__GIVEN DATA__.
• • • •

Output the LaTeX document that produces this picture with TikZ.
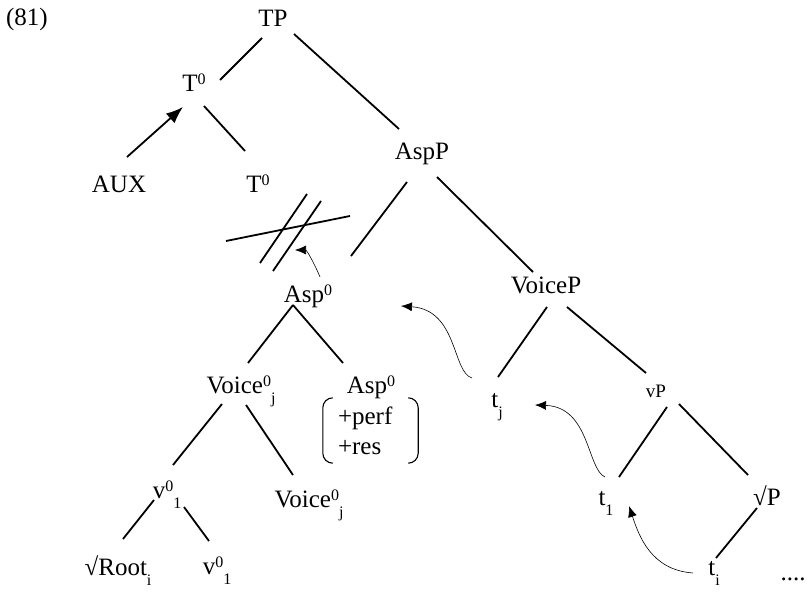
\documentclass[tikz,border=0pt]{standalone}
\usepackage{fontspec}
\setmainfont{Liberation Serif}
\usetikzlibrary{arrows.meta, positioning}
\tikzstyle{cat} = [text height=18pt,
			text depth=6pt,
			inner sep=2pt]
\tikzstyle{feat} = [text width=65pt,
			inner xsep=15pt,
			inner ysep=0pt,
			minimum height=65pt,
			align=left]
\tikzstyle{branch} = [draw, line width=1.8pt]
\tikzstyle{raise} = [draw, line width=1.8pt, -{Latex[length=17pt, width=13pt]}]
\tikzstyle{move} = [draw, line width=0.6pt, -{Latex[length=11pt, width=9pt]}]
\tikzstyle{bracket} = [draw, line width=1.1pt, rounded corners=10pt]
\newcommand{\hiidx}[1]{\raisebox{7pt}{\fontsize{16}{16}\selectfont #1}}
\newcommand{\loidx}[1]{\raisebox{-10pt}{\fontsize{16}{16}\selectfont #1}}

\begin{document}
\begin{tikzpicture}[x=1pt, y=-1pt, on grid, font=\fontsize{25}{30}\selectfont]
	\useasboundingbox (0,0) rectangle (807,594);
	\node [cat] (num) at (27,20) {(81)};
	\node [cat] (tp) at (273,21) {TP};
	\node [cat, below left=65pt and 79pt of tp] (tu) {T\hiidx{0}};
	\node [cat, below left=101pt and 75pt of tu] (aux) {AUX};
	\node [cat, below right=101pt and 64pt of tu] (tl) {T\hiidx{0}};
	\node [cat, below right=133pt and 149pt of tp] (aspp) {AspP};
	\node [cat, below left=142pt and 114pt of aspp] (aspm) {Asp\hiidx{0}};
	\node [cat, below right=133pt and 124pt of aspp] (voicep) {VoiceP};
	\node [cat, below left=91pt and 67pt of aspm] (voicej) {Voice\hiidx{0}\loidx{j}};
	\node [cat, below right=91pt and 63pt of aspm] (aspr) {Asp\hiidx{0}};
	\node [feat, below left=43.5pt and 0.5pt of aspr] (feat) {+perf\\+res};
	\node [cat, below left=105pt and 74pt of voicej] (vu) {v\hiidx{0}\loidx{1}};
	\node [cat, below right=114pt and 68pt of voicej] (voicel) {Voice\hiidx{0}\loidx{j}};
	\node [cat, below left=77pt and 49pt of vu] (root) {√Root\loidx{i}};
	\node [cat, below right=76pt and 50pt of vu] (vl) {v\hiidx{0}\loidx{1}};
	\node [cat, below left=114pt and 49pt of voicep] (tj) {t\loidx{j}};
	\node [cat, font=\fontsize{19}{22}\selectfont, below right=104pt and 110pt of voicep] (vp) {vP};
	\node [cat, below left=108pt and 50pt of vp] (tone) {t\loidx{1}};
	\node [cat, below right=108pt and 111pt of vp] (rp) {√P};
	\node [cat, below left=70pt and 53pt of rp] (ti) {t\loidx{i}};
	\node [cat, below right=5pt and 79pt of ti] (dots) {....};
	\coordinate (cut) at (295,250);

	% branches
	\path [branch] ([shift={(-11,17)}]tp.center) -- ([shift={(26,-6)}]tu.center);
	\path [branch] ([shift={(21,13)}]tp.center) -- ([shift={(-23,-25)}]aspp.center);
	\path [branch] ([shift={(10,20)}]tu.center) -- ([shift={(-13,-36)}]tl.center);
	\path [raise] ([shift={(8,-30)}]aux.center) -- ([shift={(-11,21)}]tu.center);
	\path [branch] ([shift={(-15,28)}]aspp.center) -- ([shift={(43,-40)}]aspm.center);
	\path [branch] ([shift={(15,23)}]aspp.center) -- ([shift={(-13,-15)}]voicep.center);
	\path [branch] ([shift={(-15,9)}]aspm.center) -- ([shift={(7,-24)}]voicej.center);
	\path [branch] ([shift={(-15,9)}]aspm.center) -- ([shift={(-28,-24)}]aspr.center);
	\path [branch] ([shift={(-19,17)}]voicej.center) -- ([shift={(6,-27)}]vu.center);
	\path [branch] ([shift={(5,18)}]voicej.center) -- ([shift={(-16,-26)}]voicel.center);
	\path [branch] ([shift={(-13,8)}]vu.center) -- ([shift={(5,-30)}]root.center);
	\path [branch] ([shift={(17,15)}]vu.center) -- ([shift={(-8,-27)}]vl.center);
	\path [branch] ([shift={(1,20)}]voicep.center) -- ([shift={(1,-24)}]tj.center);
	\path [branch] ([shift={(21,20)}]voicep.center) -- ([shift={(-10,-18)}]vp.center);
	\path [branch] ([shift={(11,16)}]vp.center) -- ([shift={(13,-22)}]tone.center);
	\path [branch] ([shift={(23,13)}]vp.center) -- ([shift={(-19,-24)}]rp.center);
	\path [branch] ([shift={(-10,9)}]rp.center) -- ([shift={(2,-11)}]ti.center);

	% blocked head movement
	\path [branch] (307,194) -- (260,263);
	\path [branch] (321,201) -- (273,271);
	\path [branch] (226,241) -- (350,216);

	% feature bundle
	\path [bracket] ([xshift=10pt]feat.north west) -- (feat.north west)
		-- (feat.south west) -- ([xshift=10pt]feat.south west);
	\path [bracket] ([xshift=-10pt]feat.north east) -- (feat.north east)
		-- (feat.south east) -- ([xshift=-10pt]feat.south east);

	% movement
	\path [move] ([shift={(-25,-23)}]tj.center) .. controls +(-20,-6) and +(57,4) .. ([shift={(93,10)}]aspm.center);
	\path [move] ([shift={(-1,-22)}]tone.center) .. controls +(-18,-8) and +(55,2) .. ([shift={(38,4)}]tj.center);
	\path [move] ([shift={(-21,4)}]ti.center) .. controls +(-42,-3) and +(10,30) .. ([shift={(23,7)}]tone.center);
	\path [move] ([shift={(12,-19)}]aspm.center) .. controls +(-4,-10) and +(12,0) .. (cut);
\end{tikzpicture}
\end{document}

• • • •

__WHAT YOU ARE ASKED TO DO__. Make an exact reproduction of the listing above, without any pictures.

__SOLVED PROBLEM__.
Output the LaTeX document that produces this picture with TikZ.
\documentclass[tikz,border=0pt]{standalone}
\usepackage{fontspec}
\setmainfont{Liberation Serif}
\usetikzlibrary{arrows.meta, positioning}
\tikzstyle{cat} = [text height=18pt,
			text depth=6pt,
			inner sep=2pt]
\tikzstyle{feat} = [text width=65pt,
			inner xsep=15pt,
			inner ysep=0pt,
			minimum height=65pt,
			align=left]
\tikzstyle{branch} = [draw, line width=1.8pt]
\tikzstyle{raise} = [draw, line width=1.8pt, -{Latex[length=17pt, width=13pt]}]
\tikzstyle{move} = [draw, line width=0.6pt, -{Latex[length=11pt, width=9pt]}]
\tikzstyle{bracket} = [draw, line width=1.1pt, rounded corners=10pt]
\newcommand{\hiidx}[1]{\raisebox{7pt}{\fontsize{16}{16}\selectfont #1}}
\newcommand{\loidx}[1]{\raisebox{-10pt}{\fontsize{16}{16}\selectfont #1}}

\begin{document}
\begin{tikzpicture}[x=1pt, y=-1pt, on grid, font=\fontsize{25}{30}\selectfont]
	\useasboundingbox (0,0) rectangle (807,594);
	\node [cat] (num) at (27,20) {(81)};
	\node [cat] (tp) at (273,21) {TP};
	\node [cat, below left=65pt and 79pt of tp] (tu) {T\hiidx{0}};
	\node [cat, below left=101pt and 75pt of tu] (aux) {AUX};
	\node [cat, below right=101pt and 64pt of tu] (tl) {T\hiidx{0}};
	\node [cat, below right=133pt and 149pt of tp] (aspp) {AspP};
	\node [cat, below left=142pt and 114pt of aspp] (aspm) {Asp\hiidx{0}};
	\node [cat, below right=133pt and 124pt of aspp] (voicep) {VoiceP};
	\node [cat, below left=91pt and 67pt of aspm] (voicej) {Voice\hiidx{0}\loidx{j}};
	\node [cat, below right=91pt and 63pt of aspm] (aspr) {Asp\hiidx{0}};
	\node [feat, below left=43.5pt and 0.5pt of aspr] (feat) {+perf\\+res};
	\node [cat, below left=105pt and 74pt of voicej] (vu) {v\hiidx{0}\loidx{1}};
	\node [cat, below right=114pt and 68pt of voicej] (voicel) {Voice\hiidx{0}\loidx{j}};
	\node [cat, below left=77pt and 49pt of vu] (root) {√Root\loidx{i}};
	\node [cat, below right=76pt and 50pt of vu] (vl) {v\hiidx{0}\loidx{1}};
	\node [cat, below left=114pt and 49pt of voicep] (tj) {t\loidx{j}};
	\node [cat, font=\fontsize{19}{22}\selectfont, below right=104pt and 110pt of voicep] (vp) {vP};
	\node [cat, below left=108pt and 50pt of vp] (tone) {t\loidx{1}};
	\node [cat, below right=108pt and 111pt of vp] (rp) {√P};
	\node [cat, below left=70pt and 53pt of rp] (ti) {t\loidx{i}};
	\node [cat, below right=5pt and 79pt of ti] (dots) {....};
	\coordinate (cut) at (295,250);

	% branches
	\path [branch] ([shift={(-11,17)}]tp.center) -- ([shift={(26,-6)}]tu.center);
	\path [branch] ([shift={(21,13)}]tp.center) -- ([shift={(-23,-25)}]aspp.center);
	\path [branch] ([shift={(10,20)}]tu.center) -- ([shift={(-13,-36)}]tl.center);
	\path [raise] ([shift={(8,-30)}]aux.center) -- ([shift={(-11,21)}]tu.center);
	\path [branch] ([shift={(-15,28)}]aspp.center) -- ([shift={(43,-40)}]aspm.center);
	\path [branch] ([shift={(15,23)}]aspp.center) -- ([shift={(-13,-15)}]voicep.center);
	\path [branch] ([shift={(-15,9)}]aspm.center) -- ([shift={(7,-24)}]voicej.center);
	\path [branch] ([shift={(-15,9)}]aspm.center) -- ([shift={(-28,-24)}]aspr.center);
	\path [branch] ([shift={(-19,17)}]voicej.center) -- ([shift={(6,-27)}]vu.center);
	\path [branch] ([shift={(5,18)}]voicej.center) -- ([shift={(-16,-26)}]voicel.center);
	\path [branch] ([shift={(-13,8)}]vu.center) -- ([shift={(5,-30)}]root.center);
	\path [branch] ([shift={(17,15)}]vu.center) -- ([shift={(-8,-27)}]vl.center);
	\path [branch] ([shift={(1,20)}]voicep.center) -- ([shift={(1,-24)}]tj.center);
	\path [branch] ([shift={(21,20)}]voicep.center) -- ([shift={(-10,-18)}]vp.center);
	\path [branch] ([shift={(11,16)}]vp.center) -- ([shift={(13,-22)}]tone.center);
	\path [branch] ([shift={(23,13)}]vp.center) -- ([shift={(-19,-24)}]rp.center);
	\path [branch] ([shift={(-10,9)}]rp.center) -- ([shift={(2,-11)}]ti.center);

	% blocked head movement
	\path [branch] (307,194) -- (260,263);
	\path [branch] (321,201) -- (273,271);
	\path [branch] (226,241) -- (350,216);

	% feature bundle
	\path [bracket] ([xshift=10pt]feat.north west) -- (feat.north west)
		-- (feat.south west) -- ([xshift=10pt]feat.south west);
	\path [bracket] ([xshift=-10pt]feat.north east) -- (feat.north east)
		-- (feat.south east) -- ([xshift=-10pt]feat.south east);

	% movement
	\path [move] ([shift={(-25,-23)}]tj.center) .. controls +(-20,-6) and +(57,4) .. ([shift={(93,10)}]aspm.center);
	\path [move] ([shift={(-1,-22)}]tone.center) .. controls +(-18,-8) and +(55,2) .. ([shift={(38,4)}]tj.center);
	\path [move] ([shift={(-21,4)}]ti.center) .. controls +(-42,-3) and +(10,30) .. ([shift={(23,7)}]tone.center);
	\path [move] ([shift={(12,-19)}]aspm.center) .. controls +(-4,-10) and +(12,0) .. (cut);
\end{tikzpicture}
\end{document}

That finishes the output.